Mulheres falam contra Trump: "Senti-me um pedaço de carne"
2017 foi ano em que muitas vítimas de abusos sexuais perderam totalmente a vergonha de falar e a maioria dos abusadores não se atreveram a desmentir. Ao ponto de a revista americana Time ter eleito como figura do ano as mulheres que quebraram o silêncio para denunciar essas situações, sobretudo através da Me Too. Uma campanha que começou há dez anos mas que atingiu uma força brutal na era dos hashtags como #MeToo. Ontem, três das mulheres que acusam Donald Trump de abusos de carácter sexual deram uma entrevista à jornalista Megyn Kelly na NBC. E em seguida uma conferência de imprensa transmitida através da página de Facebook da produtora Brave New Films, na qual marcaram presença alguns dos media internacionais com mais peso, como, por exemplo CNN, Reuters ou The Washington Post. Rachel Cooks, Samantha Holvey e Jessica Leeds voltaram a contar o tipo de situação desagradável em que o agora presidente as colocou e pediram que seja investigado pelo Congresso.
"A América está a ter o seu momento Me Too, com homens a serem desmascarados e castigados por décadas de má conduta sexual. Mas esse ajuste de contas estende-se à Sala Oval?", perguntou-se a jornalista que confrontou Trump durante um debate entre candidatos republicanos e que depois trocou a Fox News pela NBC. "Porque é que o presidente é imune a isto? Este abusador é agora presidente dos EUA", disse Rachel Cooks, uma antiga rececionista da Trump Tower, que diz ter sido agarrada à força pelo agora chefe do Estado e beijada na cara e na boca.
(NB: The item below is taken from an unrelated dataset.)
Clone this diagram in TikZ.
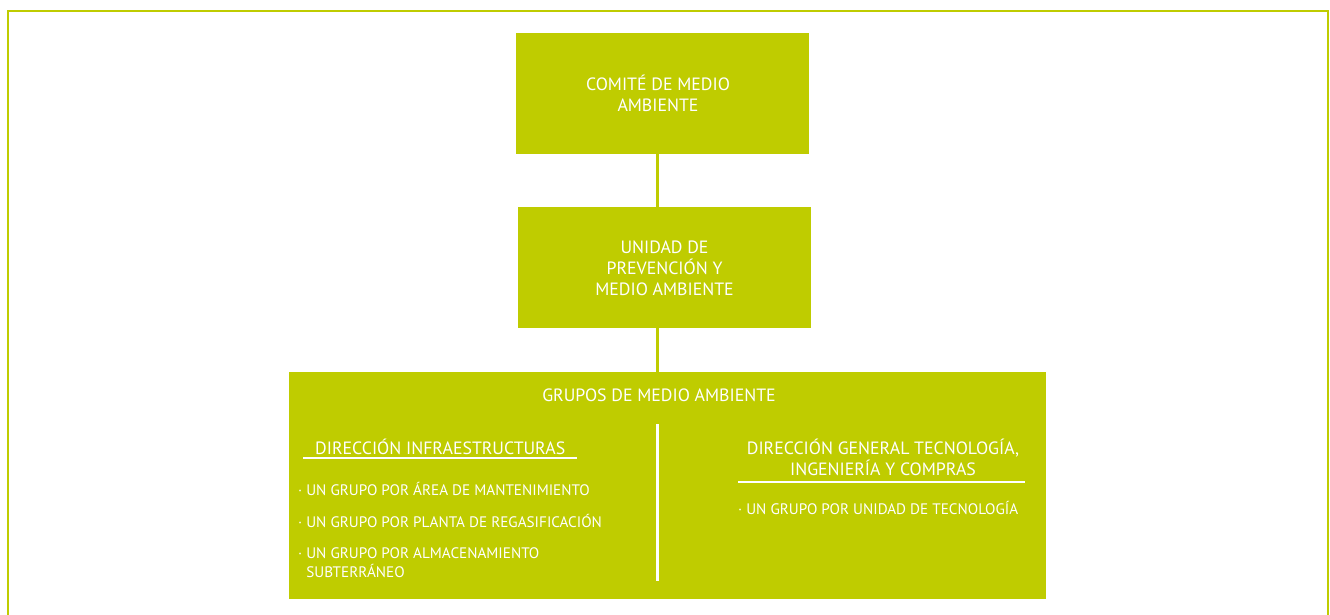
\documentclass[tikz,border=0pt]{standalone}
\usepackage{fontspec}
\setmainfont{PT Sans}
\definecolor{lime}{RGB}{191,204,0}
\begin{document}
\begin{tikzpicture}[x=1pt,y=-1pt,
  box/.style={fill=lime,draw=none,inner sep=0pt},
  conn/.style={draw=lime,line width=3pt},
  wline/.style={draw=white,line width=2.5pt},
  head/.style={text=white,font=\fontsize{17.8}{21}\selectfont,align=center,inner sep=0pt},
  item/.style={text=white,font=\fontsize{15.2}{19}\selectfont,align=left,anchor=west,inner sep=0pt}]
\useasboundingbox (0,0) rectangle (1330,615);
\path[clip] (0,0) rectangle (1330,615);
\draw[lime,line width=2.5pt] (8,620) -- (8,11) -- (1328,11) -- (1328,620);
% boxes
\path[box] (516,33) rectangle (809,154);
\path[box] (518,207) rectangle (811,328);
\path[box] (289,372) rectangle (1046,599);
\coordinate (b1b) at (657.5,154);
\coordinate (b2t) at (657.5,207);
\coordinate (b2b) at (657.5,328);
\coordinate (b3t) at (657.5,372);
\node[head] (t1) at (658,93) {COMITÉ DE MEDIO\\AMBIENTE};
\node[head] (t2) at (664.5,268) {UNIDAD DE\\PREVENCIÓN Y\\MEDIO AMBIENTE};
\draw[conn] (b1b) -- (b2t);
\draw[conn] (b2b) -- (b3t);
\node[head] (t3) at (659,395) {GRUPOS DE MEDIO AMBIENTE};
% divider
\coordinate (d1) at (657.5,424);
\coordinate (d2) at (657.5,581);
\draw[wline] (d1) -- (d2);
% left column
\node[head,anchor=west] (l1) at (315,447) {DIRECCIÓN INFRAESTRUCTURAS};
\coordinate (u1a) at (303,458);
\coordinate (u1b) at (577,458);
\draw[wline] (u1a) -- (u1b);
\node[item] (li1) at (298,489) {· UN GRUPO POR ÁREA DE MANTENIMIENTO};
\node[item] (li2) at (298,521) {· UN GRUPO POR PLANTA DE REGASIFICACIÓN};
\node[item,anchor=north west] (li3) at (298,547) {· UN GRUPO POR ALMACENAMIENTO\\\hphantom{· }SUBTERRÁNEO};
% right column
\node[head] (r1) at (883,457) {DIRECCIÓN GENERAL TECNOLOGÍA,\\INGENIERÍA Y COMPRAS};
\coordinate (u2a) at (738,482);
\coordinate (u2b) at (1025,482);
\draw[wline] (u2a) -- (u2b);
\node[item] (ri1) at (738,508) {· UN GRUPO POR UNIDAD DE TECNOLOGÍA};
\end{tikzpicture}
\end{document}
Foi em 2005 e na altura ela tinha 22 anos. "Peço que o Congresso investigue esta má conduta de Trump", afirmou, na conferência de imprensa promovida pela produtora que no mês passado estreou o documentário 16 Women and Donald Trump (16 Mulheres de Donald Trump).
"Quando vi que ele ia candidatar-se a presidente tive de falar. E depois comecei a notar que as pessoas vinham ter comigo, na piscina, no supermercado, toda a gente tinha uma história para contar. Eu achava que a situação das mulheres estava a melhorar. E não. Depois veio o caso Harvey Weinstein [megaprodutor de Hollywood] e houve uma explosão. As acusações surgiram e os responsáveis foram responsabilizados pelos seus comportamentos desapropriados. Exceto no caso do presidente. Aliás, os seus assessores apressaram-se a chamar-nos mentirosas", nota Jessica Leeds, a mais velha das três, que tinha 30 e poucos anos quando conheceu Trump. Foi na década de 1980. Num avião. "Mudaram--me para a primeira classe e fiquei ao lado de Donald Trump. Ele devia estar aborrecido e queria alguma diversão. Agarrou-me. Pôs-me a mão pela saia acima. Foi a última vez que usei uma saia num voo", relatou na conferência de imprensa.
Antiga Miss Carolina do Norte, Samantha Holvey relatou o que aconteceu nos bastidores do Miss EUA em 2006. "Nós andávamos ali, sem nada vestido, só de robe, quando Donald Trump entrou. Ele ia como que inspecionar-nos. Senti--me um pedaço de carne. Senti-me suja. Tinha 20 anos. Não era com aquilo que eu tinha sonhado e nem aquilo por que tinha lutado", explicou na entrevista à NBC. Falando ao programa de rádio de Howard Stern, em 2005, Trump admitiu que ia aos bastidores e entrava quando queria: "Eu sou o dono do concurso e vou inspecionar... "estão todas OK?" Estás a ver, andam todas ali sem roupa. Vês aquelas mulheres todas incríveis... é com coisas mais ou menos dessas que eu me safo."
Na conferência de imprensa, questionada sobre se iria processar o agora presidente dos EUA, a ex-concorrente do Miss EUA disse: "Esta é uma questão cultural. Vou processá-lo por fazer o quê? Por ser tão asqueroso?" No mesmo sentido falaram Rachel e Jessica. "O tribunal da opinião pública é o melhor", disse a primeira, enquanto a segunda considerou que os tribunais não são o melhor lugar para lidar com estas situações. "É preciso mudar é a cultura." Na véspera de estas mulheres falarem, a embaixadora dos EUA na ONU, considerada uma aliada de Trump, disse que elas devem ser ouvidas. "As mulheres que acusam alguém devem ser ouvidas. Qualquer mulher que se sinta violada ou maltratada de alguma forma, tem todo o direito de falar", disse Nikki Haley, ao programa Face the Nation, da CBS.